Ambrose`s final 15-ball over a sad farewell Down Under.
Trevor Chesterfield - Spinners Tales
It was hard not to feel a touch of sympathy for Curtly Ambrose on
Monday morning in his last game in the land of Oz.... a day of
mixed emotions tinged with sadness. Some of it was spoiled, however, by the antics of the Windies vicecaptain Brian Lara who
has lost the respect of most test players because of his "attitude problem" over the past 18 months. His touches of unnecessary hyperbole were not lost on the umpires in Perth.
But lets forget about the idiosyncrasy of the Trinidadian and
concentrate, for now, on the final rites of the 33-year old
Ambrose`s test career Down Under. By the time the Windies return
to kangarooville, the media-shy fast bowler will be 38 and long
retired. Those who remember his final morning demolition of a
largely wet-behind-the-ears South African side in the one-off
test in Bridgetown, Barbados in April 1992 may not feel the same
sort of sympathy.
Certainly not as jovial as the "fond farewell" of the Aussie
skipper, Mark Taylor, offered in Perth after he had led his side
to a 10-wicket drubbing. His batting average took a battering
this summer from Ambrose`s cut and thrust out in the middle. So
we may ask, was not Taylor`s farewell bet more of a "finally.....
he`s gone..." comment and a feeling of relief than one of genuine
admiration of a complex player whose rare flirtations with the
print media were brief and crusty rather than amiable. "I let de
ball t`do all de talkin`, mon," he once explained as the reason
for his reticence at a Man of the Match ceremony.
When he bowled that final over of 15 balls on Monday, nine of
which were no balls, it was a sad sight then, when umpire Darrel
Hair finally called "over" and handed over Ambrose`s headgear. It
was almost a embarrassing as the way he was run out when, after
the ball looped off the pad of Ian Healy, the Aussie wicketkeeper, Ambrose`s attempts to scramble back to the safety of the
popping crease were thwarted by the cracks in the pitch. They
were deep enough for the toe of the bat to stick in one and not
even a good shove with one of his long sinuous arms rescued the
lanky fast bowler`s desperate effort for his final dismissal to
be logged in the book as run out (bat stuck in pitch).

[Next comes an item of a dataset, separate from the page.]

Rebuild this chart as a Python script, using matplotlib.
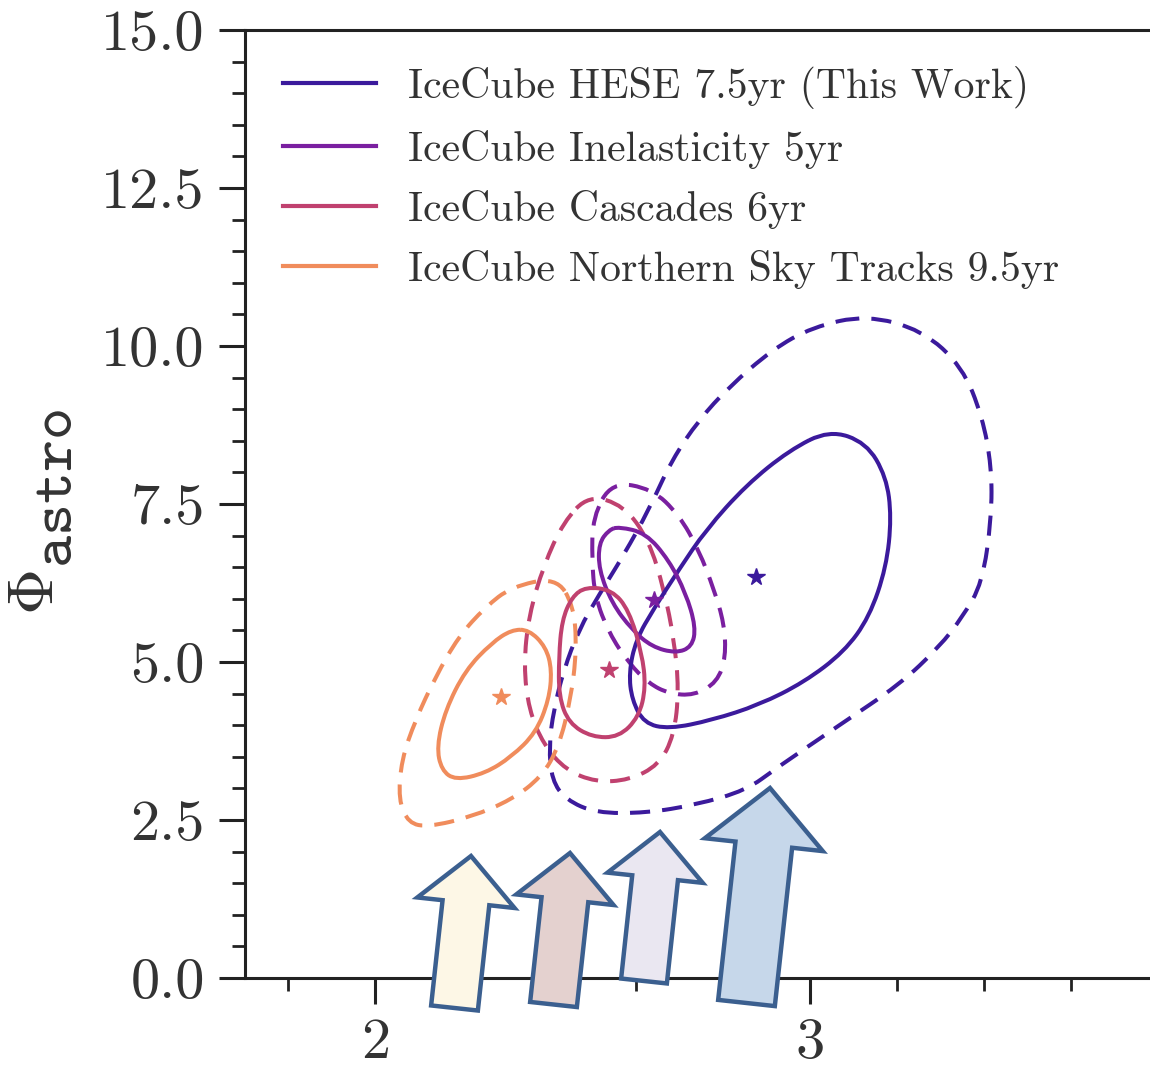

How sadly ironic for the bowler who has regained his place at the
top of the test bowlers` rankings and has a career average of
21.4. Whispers have it that he will retire at the end of India`s
tout to the Caribbean on May 3. Having been given the fancy nickname in Sri Lanka 18 months ago of "Lbw b Ambrose" by several
members of the cheerful South African under-24 side, the writer
of this column does have some sympathy with the retiring fast
bowler. Taylor has since offered a few critical words about the
Lara incident with Matthew Hayden.
But he has not promised to go soft on the South African youngsters the Aussies should face in the test series. But Jacques
Kallis, Shaun Pollock and Lance Klusener know a couple of tricks
of their own to shut up the lads from Oz. After all, the Sri Lanka trip wasn`t exactly for the soft hearted.